L’accoglienza dei profughi nelle sale della parrocchia nocerina consente di costruire l’asse solidale. «L’aiuto e il vostro appoggio – ha detto monsignor Hryhoruk – è molto importante, perché prima di essere materiale è un sostegno spirituale, fatto di preghiera». Un aiuto costante: «Siamo sempre in ricerca, perché abbiamo tanti lavoratori e perché ospitiamo dai bambini agli adulti che hanno bisogno di assistenza». L’Arcivescovo si è soffermato sui benefici che hanno i bambini quando sono accolti da don Giuseppe Perano, che in tre occasioni ha ospitato i più piccoli di Casa della Misericordia. Una prima volta in tempo di emergenza e sgombero, due volte per le vacanze estive. «L’accoglienza dei bambini è una sorta di riabilitazione. Quando vengono qui, dormono tranquilli, senza la paura dell’allarme per le bombe che continuano a cadere sulle nostre case. Arrivano con questo stress, ma dopo qualche giorno si “rinnovano”. Si sentono protetti».
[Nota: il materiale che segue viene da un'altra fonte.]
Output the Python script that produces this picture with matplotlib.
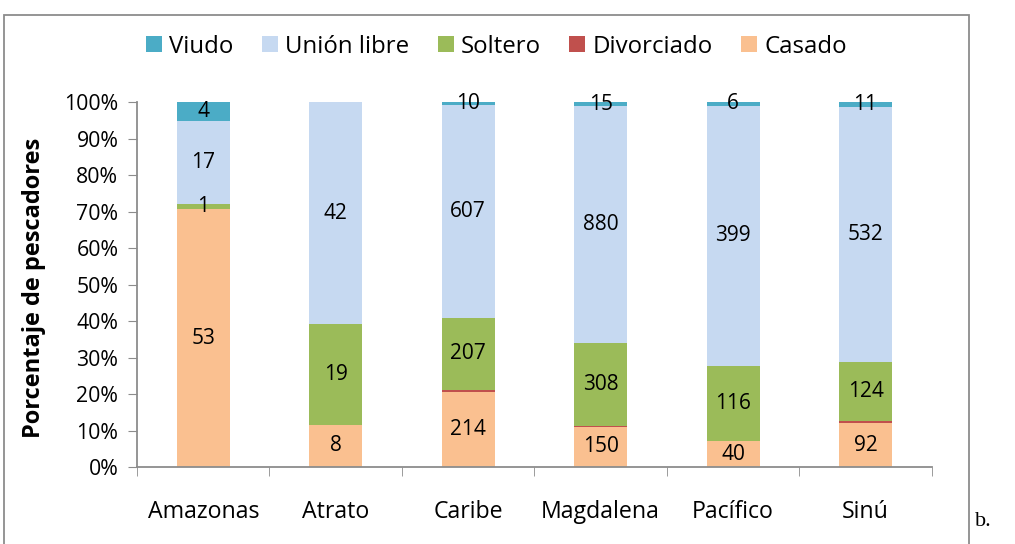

Una rete di sostegno che continua ad allargarsi.
Dopo l’Italia, lo spirito di quest’opera si è esteso a Francia, Germania, Canada e Stati Uniti. Dalle parole della delegazione ucraina emerge forza e speranza, seppur la fine del conflitto non appaia così vicina.
Un popolo che vuole dialogare, ma reclama anche la possibilità di difendersi: «Il nostro aggressore (Putin, ndr) capisce solo la lingua della violenza – ha affermato l’Arcivescovo di Buchach –. Se domani avrà tutta l’Ucraina, poi vorrà l’Europa. Ogni giorno muoiono non solo i soldati, ma centinaia di bambini e persone innocenti. Apprezziamo quanto sta facendo il Papa per la liberazione dei prigionieri». Ultimamente sono stati liberati anche due sacerdoti della diocesi greco-cattolica. I loro racconti delle torture subite, di quanto è stato trovato nelle case e nei villaggi dopo il passaggio dei russi, per gli ucraini sono insopportabili. Atrocità che non scoraggiano l’arcivescovo e i suoi artigiani di solidarietà. «Noi vogliamo la pace. La pace viene da Dio, lui solo potrà aiutarci a risolvere ogni cosa. Non smetteremo di pregare e di invitare a pregare per la pace», l’appello di monsignor Hryhoruk.